5月7日に行われた韓国の尹錫悦(ユンソンニョル)大統領との会談の中で、岸田首相は徴用工問題に関して個人的な見解として「心が痛む思いだ」と述べた。日韓関係の改善は進めつつも、安倍派に多い岩盤保守層に配慮して韓国側が求める「明確な謝罪」は避けたかたちだ。これで解決に向かうなら「融通無碍」も役に立つことになるが、日韓交渉についての伊藤氏の評価は辛口だ。
「岸田首相はこれまで日韓関係について熱心だったわけではない。今回の動きもほとんど韓国側の事情によるもので、日本が積極的に動いて解決に導いたわけではなく、日本は韓国側の動きに対応しただけ。理念、信念を持って日韓関係の改善に動いたとは思えない」
では、安倍氏亡き後の安倍派はいまどうなっているのか。安倍派幹部は「新代表が決まらないまま萩生田氏、西村康稔経産相、世耕弘成党参院幹事長らの集団指導体制が続き、実質的には森喜朗元首相が出張ってきて束ねている状態。森氏にとってはもはや『生きがい』という感じですね」と苦笑する。カギを握るのは、岸田首相の動向だ。

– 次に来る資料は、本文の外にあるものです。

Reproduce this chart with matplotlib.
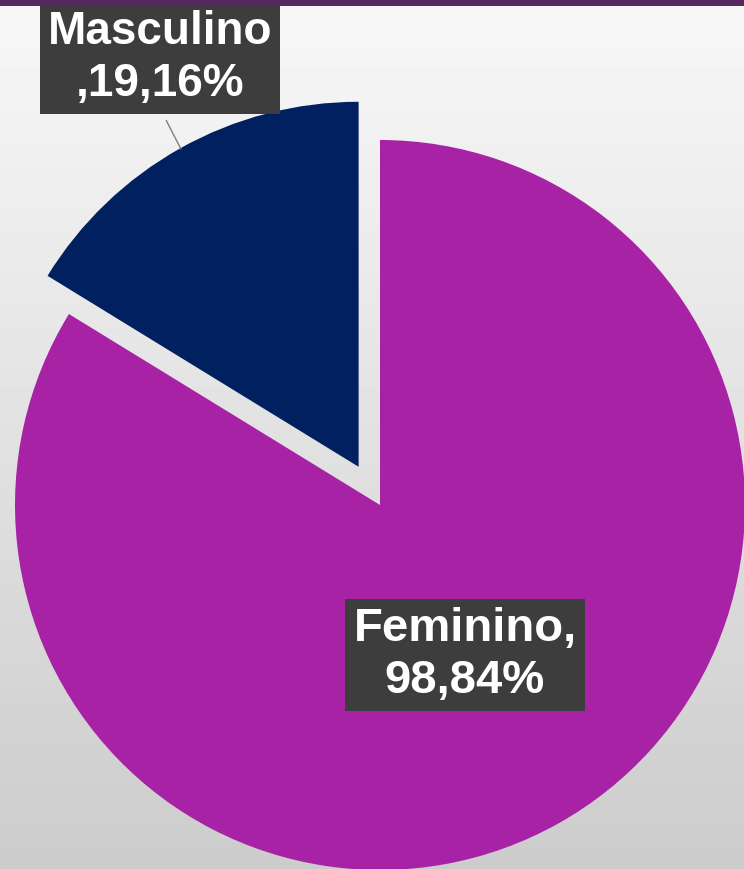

「安倍元首相の一周忌である7月8日までに後継会長が決まらない可能性もある。ただ、岸田首相が次の人事で萩生田氏を幹事長にすることをのめば萩生田氏を会長に、世耕氏を実質ナンバー2の共同代表といったかたちにして、文字どおりど真ん中で岸田首相を支持する」(安倍派ベテラン議員)
自民党内で駆け引きが続く中、いま、永田町では岸田首相が本気で早期の解散に踏み切るかが関心の的になっている。
■態勢が整わない維新の候補擁立
岸田首相は5月4日、訪問先のモザンビークで記者会見した際に早期解散の可能性について問われ、「重要な政策課題の結果を出すことに全力を尽くしているところであり、今は解散・総選挙は考えていない。その答えに尽きる」と述べた。だが、永田町でこの発言をそのまま受け取る向きは少ない。5月19~21日に広島で開催する主要7カ国首脳会議(G7サミット)を成功させれば、首相は通常国会会期末となる6月21日までに解散するとの観測がくすぶり続けているからだ。